Out of the darkness of the sky above Dublin Harbor, stars flashed coldly and variably, their rays oscillating as they raced toward the Earth, deflected by gravity and slightly refocused by the lens effect of the atmosphere. As Jesse watched, a group of these stars—seven of them, the cluster known as the Great Bear, Ursa Major—appeared to grow brighter and then to coalesce into a greater light: a newly formed heavenly object too warm and golden to be a star, or even many stars together. The light grew, and it moved closer. It assumed a form that was hard to recognize—too big to encompass with your mind, it might have been—but Jesse had the feeling it was something he had known, something he had seen or been told about.
This light-thing moved down and inward: out of the sky above the harbor, into the night-black landscape of Dublin, Maine. For an instant, it actually seemed to take notice of Jesse's presence. Two great eyes appeared to rest very briefly on him. He raised his arm to shield his face from their burning glow.
Beside him, Gus the timber wolf howled and pranced and leapt high in the air. It was like he was celebrating.

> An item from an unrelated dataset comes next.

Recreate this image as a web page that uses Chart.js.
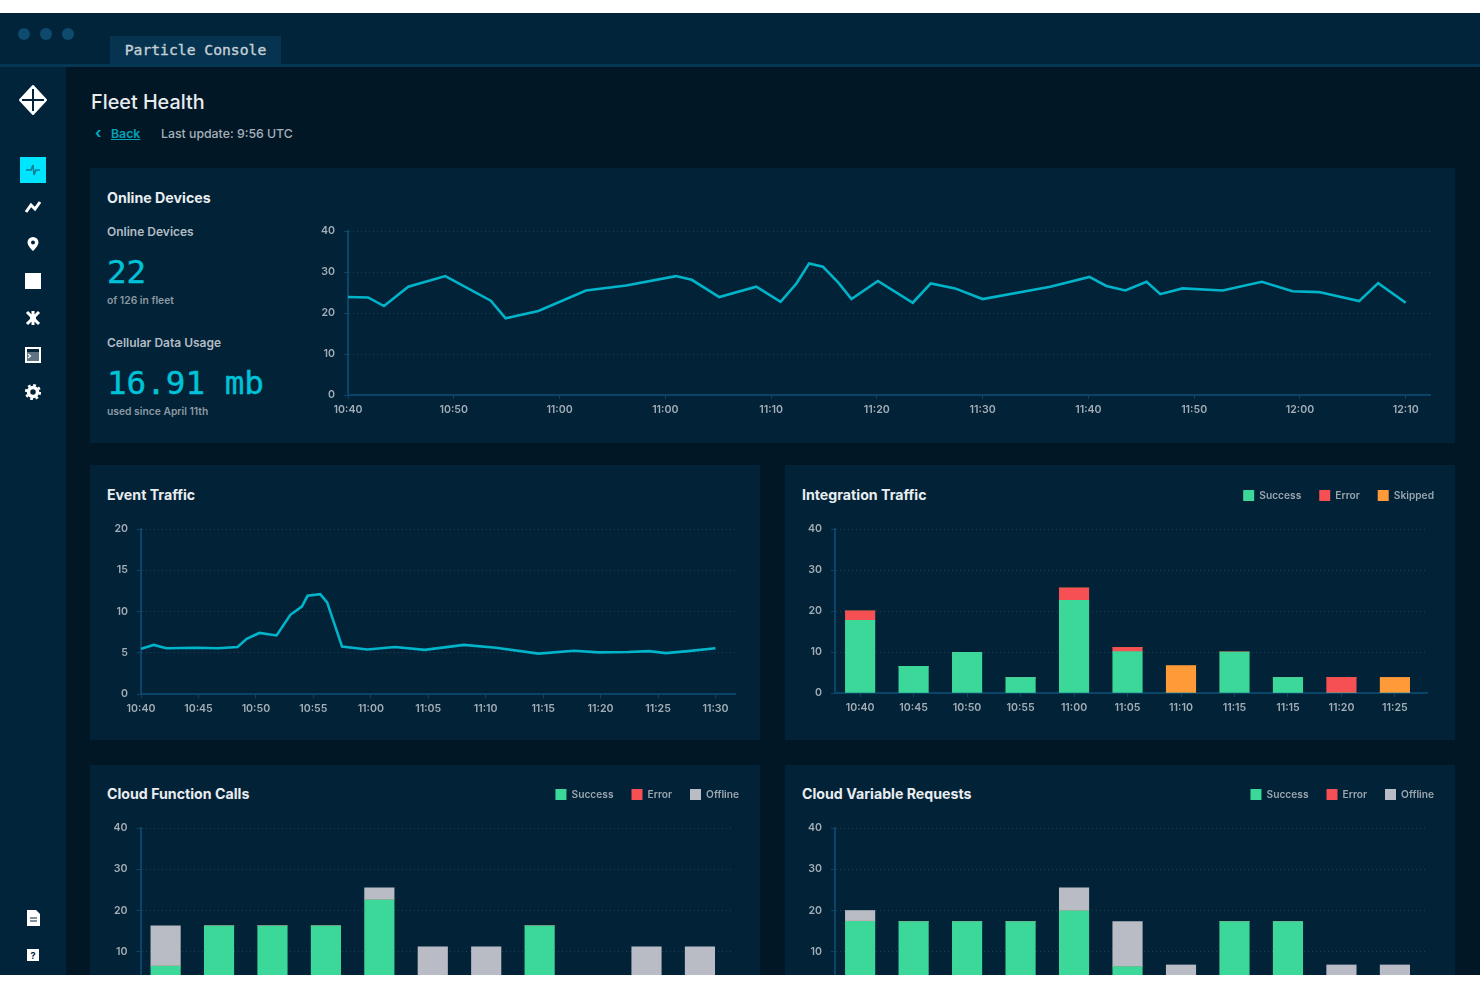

Then the light-thing moved on, and Jesse lowered his arm, and everything was the same again. The same in the sense that, for example, the world was still turning and would go on turning for a while. The sun would keep on coming up and the plants would continue to grow. In that way, the world was the same.
Otherwise, it was completely different.
And Jesse Openhood—let's be clear about this—was the very first person to notice the change. Jesse and his wolf. Though he reckoned that when he got back home, Syzygy would probably say she had known it was coming. And Ari would affect to have heard about it long before anyone. His raven Jack would have told him. Because they were all of them part of the world, and the world was like that.
KEEPER OF MEDICINE
Molly felt large.
Comically large. Cosmically large. She felt the whole world in her belly. She felt the stars in her eyes. She felt men and women scurrying around at her feet—or were they paws now? Men were on one side and women on the other. Don't ask Molly why.
Arth Vawr, she said. What do we do now?
But the Heavenly Bear said nothing. And Molly realized with some discomfort (and then elation) that she was the Bear now.
Far out, she thought. It's just like the bumper sticker. You know: thou art goddess. Temporarily, at least.
On a hillside below her, she noticed Jesse Openhood sitting with a bottle of Andrew's in his hand and Gus, the timber wolf, at his side. Molly winked at him. He raised his arm, possibly waving at her.
Enough socializing.
She turned to face the Goddin base, which was a mess. A typical male mess, if you don't mind her saying so. Lots of large-scale destruction. Teams, with leaders. Big fat hoses squirting fluids. Loud noise. Bad smells. What fun. Molly sighed. It would serve them all right, in a way, if she did nothing. If she just let the fire burn and everything be lost. Maybe they'd learn something from their mistakes. But the problem was, as Molly knew, they never learn from their mistakes. Wars, car wrecks, drinking bouts, it makes no difference. They lie down and feel bad for a while, then they get up and do it all over again. And they leave the women to clean up after them.
Molly was tired of it, both as a woman and as a goddess (if only a temporary one). But she couldn't think of anything else to do. It was infuriating, and it made no sense; but was it better to just give up? Let the world go all to hell?
There had to be a better way. Maybe in the next life, if there was a next life, she would think of one. In the meantime...
Molly sighed. The effect of this was a gust of wind out of the south, warm and moist. The flames moved over the fields, spreading to new territory. A fuel-storage building caught fire, to fairly spectacular effect.